** RECORDED INFORMATION **
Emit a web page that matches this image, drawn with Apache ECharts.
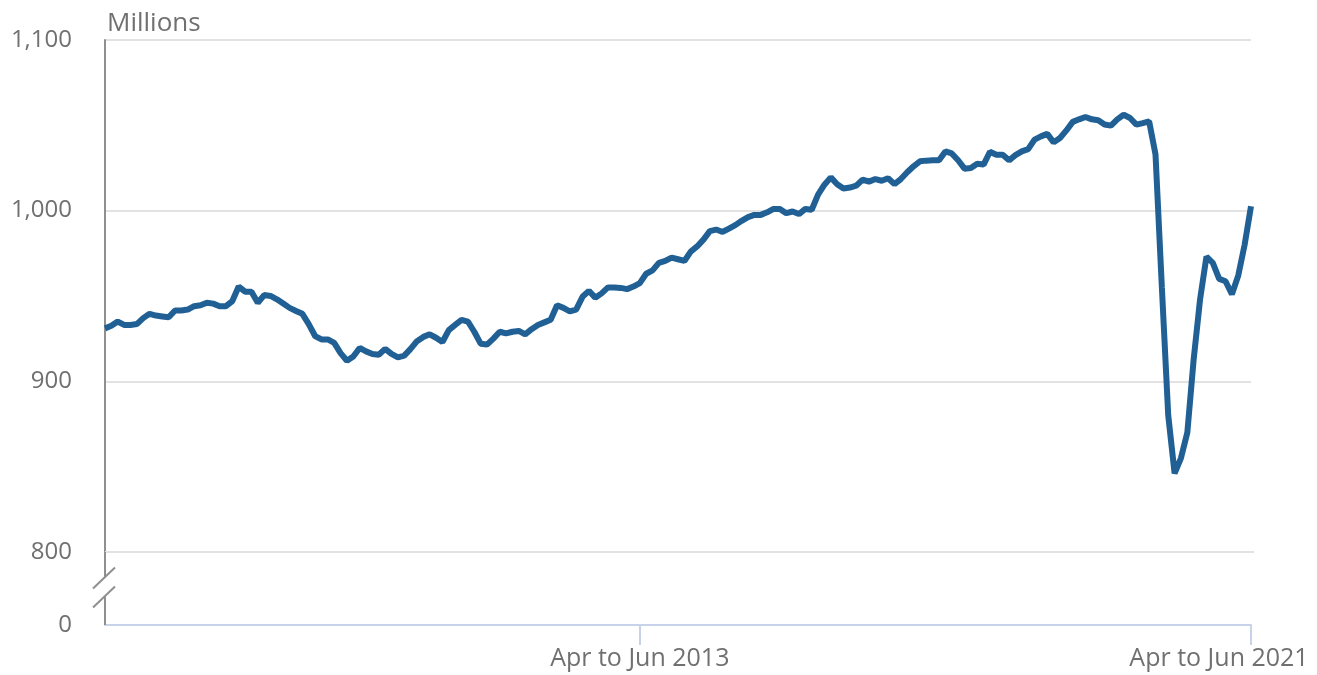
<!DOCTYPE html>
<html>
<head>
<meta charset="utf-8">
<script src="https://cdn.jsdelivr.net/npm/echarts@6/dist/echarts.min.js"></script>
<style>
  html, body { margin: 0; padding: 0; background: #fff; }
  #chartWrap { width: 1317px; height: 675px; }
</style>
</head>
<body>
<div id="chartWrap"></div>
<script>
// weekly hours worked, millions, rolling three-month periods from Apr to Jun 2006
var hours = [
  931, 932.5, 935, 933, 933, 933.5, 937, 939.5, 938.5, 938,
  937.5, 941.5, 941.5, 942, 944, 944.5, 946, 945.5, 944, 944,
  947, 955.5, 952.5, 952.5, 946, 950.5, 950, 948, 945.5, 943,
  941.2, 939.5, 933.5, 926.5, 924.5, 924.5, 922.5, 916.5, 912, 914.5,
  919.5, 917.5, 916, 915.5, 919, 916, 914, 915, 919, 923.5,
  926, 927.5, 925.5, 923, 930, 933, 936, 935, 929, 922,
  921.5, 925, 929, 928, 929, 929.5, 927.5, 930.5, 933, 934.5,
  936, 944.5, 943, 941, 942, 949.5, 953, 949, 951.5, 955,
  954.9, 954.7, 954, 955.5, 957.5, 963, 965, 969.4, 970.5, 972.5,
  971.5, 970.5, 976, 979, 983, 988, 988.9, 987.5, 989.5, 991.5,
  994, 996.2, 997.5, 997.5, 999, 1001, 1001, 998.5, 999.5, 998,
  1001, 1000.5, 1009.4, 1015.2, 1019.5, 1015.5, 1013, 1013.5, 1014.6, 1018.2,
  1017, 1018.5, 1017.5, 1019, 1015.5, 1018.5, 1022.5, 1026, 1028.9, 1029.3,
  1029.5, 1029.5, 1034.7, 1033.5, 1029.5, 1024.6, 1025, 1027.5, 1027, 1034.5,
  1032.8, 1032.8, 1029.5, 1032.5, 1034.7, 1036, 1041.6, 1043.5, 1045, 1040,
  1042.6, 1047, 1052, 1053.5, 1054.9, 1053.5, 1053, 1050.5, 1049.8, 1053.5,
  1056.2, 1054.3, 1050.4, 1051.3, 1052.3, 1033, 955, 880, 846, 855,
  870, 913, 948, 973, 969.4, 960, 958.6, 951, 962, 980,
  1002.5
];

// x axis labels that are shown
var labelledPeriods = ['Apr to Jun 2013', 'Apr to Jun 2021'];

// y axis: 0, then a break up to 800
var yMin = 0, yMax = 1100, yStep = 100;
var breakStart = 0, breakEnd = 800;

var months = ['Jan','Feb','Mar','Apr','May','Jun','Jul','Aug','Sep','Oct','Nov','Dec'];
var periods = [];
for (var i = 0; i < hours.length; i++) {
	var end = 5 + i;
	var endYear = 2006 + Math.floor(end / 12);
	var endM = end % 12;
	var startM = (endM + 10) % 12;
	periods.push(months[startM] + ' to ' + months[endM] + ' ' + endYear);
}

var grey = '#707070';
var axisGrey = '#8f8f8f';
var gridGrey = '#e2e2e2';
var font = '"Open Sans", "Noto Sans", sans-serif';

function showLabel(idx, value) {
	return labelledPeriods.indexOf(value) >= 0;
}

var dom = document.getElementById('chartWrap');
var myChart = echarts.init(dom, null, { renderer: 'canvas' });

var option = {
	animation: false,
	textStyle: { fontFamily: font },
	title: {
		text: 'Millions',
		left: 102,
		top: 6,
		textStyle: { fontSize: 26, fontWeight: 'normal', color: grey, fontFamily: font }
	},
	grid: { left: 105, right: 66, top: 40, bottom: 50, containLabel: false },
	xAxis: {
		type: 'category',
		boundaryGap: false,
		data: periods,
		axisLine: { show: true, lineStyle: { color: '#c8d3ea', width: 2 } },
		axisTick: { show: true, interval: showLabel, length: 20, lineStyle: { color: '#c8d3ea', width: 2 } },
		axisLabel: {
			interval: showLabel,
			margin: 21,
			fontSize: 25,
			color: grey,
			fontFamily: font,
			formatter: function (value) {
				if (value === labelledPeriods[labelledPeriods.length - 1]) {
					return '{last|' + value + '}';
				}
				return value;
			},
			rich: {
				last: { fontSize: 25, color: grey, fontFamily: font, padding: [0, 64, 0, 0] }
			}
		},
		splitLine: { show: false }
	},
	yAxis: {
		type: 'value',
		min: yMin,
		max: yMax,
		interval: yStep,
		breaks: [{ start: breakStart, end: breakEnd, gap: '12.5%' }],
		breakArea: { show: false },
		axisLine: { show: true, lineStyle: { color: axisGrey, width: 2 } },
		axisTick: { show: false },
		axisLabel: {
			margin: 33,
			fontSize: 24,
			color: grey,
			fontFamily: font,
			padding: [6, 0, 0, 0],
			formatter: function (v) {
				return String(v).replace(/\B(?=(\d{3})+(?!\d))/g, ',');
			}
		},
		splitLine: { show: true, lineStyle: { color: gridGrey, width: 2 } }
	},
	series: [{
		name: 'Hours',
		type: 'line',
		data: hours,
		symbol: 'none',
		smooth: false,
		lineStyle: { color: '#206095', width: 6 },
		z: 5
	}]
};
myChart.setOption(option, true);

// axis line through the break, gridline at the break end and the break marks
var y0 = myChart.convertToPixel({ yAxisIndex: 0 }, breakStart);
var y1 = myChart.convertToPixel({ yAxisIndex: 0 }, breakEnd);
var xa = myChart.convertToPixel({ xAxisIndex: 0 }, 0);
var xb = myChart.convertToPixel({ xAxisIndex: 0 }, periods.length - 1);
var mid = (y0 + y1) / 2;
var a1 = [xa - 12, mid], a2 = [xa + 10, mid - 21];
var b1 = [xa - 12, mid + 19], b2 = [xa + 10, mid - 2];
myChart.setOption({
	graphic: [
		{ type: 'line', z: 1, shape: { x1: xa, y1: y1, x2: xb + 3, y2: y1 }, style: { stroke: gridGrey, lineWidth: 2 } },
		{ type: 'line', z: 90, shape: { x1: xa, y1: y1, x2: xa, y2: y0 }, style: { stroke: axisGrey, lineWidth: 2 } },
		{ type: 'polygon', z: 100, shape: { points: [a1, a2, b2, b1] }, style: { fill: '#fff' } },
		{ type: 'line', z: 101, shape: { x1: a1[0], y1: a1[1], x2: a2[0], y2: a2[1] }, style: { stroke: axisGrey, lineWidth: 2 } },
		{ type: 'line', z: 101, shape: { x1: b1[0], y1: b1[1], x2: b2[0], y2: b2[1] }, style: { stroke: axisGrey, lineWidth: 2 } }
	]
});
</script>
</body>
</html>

** WHAT YOU SHOULD DO **
All the lines above are to be given again exactly as they read, with the pictures removed.

** EXERCISE OUTPUT **
Emit a web page that matches this image, drawn with Apache ECharts.
<!DOCTYPE html>
<html>
<head>
<meta charset="utf-8">
<script src="https://cdn.jsdelivr.net/npm/echarts@6/dist/echarts.min.js"></script>
<style>
  html, body { margin: 0; padding: 0; background: #fff; }
  #chartWrap { width: 1317px; height: 675px; }
</style>
</head>
<body>
<div id="chartWrap"></div>
<script>
// weekly hours worked, millions, rolling three-month periods from Apr to Jun 2006
var hours = [
  931, 932.5, 935, 933, 933, 933.5, 937, 939.5, 938.5, 938,
  937.5, 941.5, 941.5, 942, 944, 944.5, 946, 945.5, 944, 944,
  947, 955.5, 952.5, 952.5, 946, 950.5, 950, 948, 945.5, 943,
  941.2, 939.5, 933.5, 926.5, 924.5, 924.5, 922.5, 916.5, 912, 914.5,
  919.5, 917.5, 916, 915.5, 919, 916, 914, 915, 919, 923.5,
  926, 927.5, 925.5, 923, 930, 933, 936, 935, 929, 922,
  921.5, 925, 929, 928, 929, 929.5, 927.5, 930.5, 933, 934.5,
  936, 944.5, 943, 941, 942, 949.5, 953, 949, 951.5, 955,
  954.9, 954.7, 954, 955.5, 957.5, 963, 965, 969.4, 970.5, 972.5,
  971.5, 970.5, 976, 979, 983, 988, 988.9, 987.5, 989.5, 991.5,
  994, 996.2, 997.5, 997.5, 999, 1001, 1001, 998.5, 999.5, 998,
  1001, 1000.5, 1009.4, 1015.2, 1019.5, 1015.5, 1013, 1013.5, 1014.6, 1018.2,
  1017, 1018.5, 1017.5, 1019, 1015.5, 1018.5, 1022.5, 1026, 1028.9, 1029.3,
  1029.5, 1029.5, 1034.7, 1033.5, 1029.5, 1024.6, 1025, 1027.5, 1027, 1034.5,
  1032.8, 1032.8, 1029.5, 1032.5, 1034.7, 1036, 1041.6, 1043.5, 1045, 1040,
  1042.6, 1047, 1052, 1053.5, 1054.9, 1053.5, 1053, 1050.5, 1049.8, 1053.5,
  1056.2, 1054.3, 1050.4, 1051.3, 1052.3, 1033, 955, 880, 846, 855,
  870, 913, 948, 973, 969.4, 960, 958.6, 951, 962, 980,
  1002.5
];

// x axis labels that are shown
var labelledPeriods = ['Apr to Jun 2013', 'Apr to Jun 2021'];

// y axis: 0, then a break up to 800
var yMin = 0, yMax = 1100, yStep = 100;
var breakStart = 0, breakEnd = 800;

var months = ['Jan','Feb','Mar','Apr','May','Jun','Jul','Aug','Sep','Oct','Nov','Dec'];
var periods = [];
for (var i = 0; i < hours.length; i++) {
	var end = 5 + i;
	var endYear = 2006 + Math.floor(end / 12);
	var endM = end % 12;
	var startM = (endM + 10) % 12;
	periods.push(months[startM] + ' to ' + months[endM] + ' ' + endYear);
}

var grey = '#707070';
var axisGrey = '#8f8f8f';
var gridGrey = '#e2e2e2';
var font = '"Open Sans", "Noto Sans", sans-serif';

function showLabel(idx, value) {
	return labelledPeriods.indexOf(value) >= 0;
}

var dom = document.getElementById('chartWrap');
var myChart = echarts.init(dom, null, { renderer: 'canvas' });

var option = {
	animation: false,
	textStyle: { fontFamily: font },
	title: {
		text: 'Millions',
		left: 102,
		top: 6,
		textStyle: { fontSize: 26, fontWeight: 'normal', color: grey, fontFamily: font }
	},
	grid: { left: 105, right: 66, top: 40, bottom: 50, containLabel: false },
	xAxis: {
		type: 'category',
		boundaryGap: false,
		data: periods,
		axisLine: { show: true, lineStyle: { color: '#c8d3ea', width: 2 } },
		axisTick: { show: true, interval: showLabel, length: 20, lineStyle: { color: '#c8d3ea', width: 2 } },
		axisLabel: {
			interval: showLabel,
			margin: 21,
			fontSize: 25,
			color: grey,
			fontFamily: font,
			formatter: function (value) {
				if (value === labelledPeriods[labelledPeriods.length - 1]) {
					return '{last|' + value + '}';
				}
				return value;
			},
			rich: {
				last: { fontSize: 25, color: grey, fontFamily: font, padding: [0, 64, 0, 0] }
			}
		},
		splitLine: { show: false }
	},
	yAxis: {
		type: 'value',
		min: yMin,
		max: yMax,
		interval: yStep,
		breaks: [{ start: breakStart, end: breakEnd, gap: '12.5%' }],
		breakArea: { show: false },
		axisLine: { show: true, lineStyle: { color: axisGrey, width: 2 } },
		axisTick: { show: false },
		axisLabel: {
			margin: 33,
			fontSize: 24,
			color: grey,
			fontFamily: font,
			padding: [6, 0, 0, 0],
			formatter: function (v) {
				return String(v).replace(/\B(?=(\d{3})+(?!\d))/g, ',');
			}
		},
		splitLine: { show: true, lineStyle: { color: gridGrey, width: 2 } }
	},
	series: [{
		name: 'Hours',
		type: 'line',
		data: hours,
		symbol: 'none',
		smooth: false,
		lineStyle: { color: '#206095', width: 6 },
		z: 5
	}]
};
myChart.setOption(option, true);

// axis line through the break, gridline at the break end and the break marks
var y0 = myChart.convertToPixel({ yAxisIndex: 0 }, breakStart);
var y1 = myChart.convertToPixel({ yAxisIndex: 0 }, breakEnd);
var xa = myChart.convertToPixel({ xAxisIndex: 0 }, 0);
var xb = myChart.convertToPixel({ xAxisIndex: 0 }, periods.length - 1);
var mid = (y0 + y1) / 2;
var a1 = [xa - 12, mid], a2 = [xa + 10, mid - 21];
var b1 = [xa - 12, mid + 19], b2 = [xa + 10, mid - 2];
myChart.setOption({
	graphic: [
		{ type: 'line', z: 1, shape: { x1: xa, y1: y1, x2: xb + 3, y2: y1 }, style: { stroke: gridGrey, lineWidth: 2 } },
		{ type: 'line', z: 90, shape: { x1: xa, y1: y1, x2: xa, y2: y0 }, style: { stroke: axisGrey, lineWidth: 2 } },
		{ type: 'polygon', z: 100, shape: { points: [a1, a2, b2, b1] }, style: { fill: '#fff' } },
		{ type: 'line', z: 101, shape: { x1: a1[0], y1: a1[1], x2: a2[0], y2: a2[1] }, style: { stroke: axisGrey, lineWidth: 2 } },
		{ type: 'line', z: 101, shape: { x1: b1[0], y1: b1[1], x2: b2[0], y2: b2[1] }, style: { stroke: axisGrey, lineWidth: 2 } }
	]
});
</script>
</body>
</html>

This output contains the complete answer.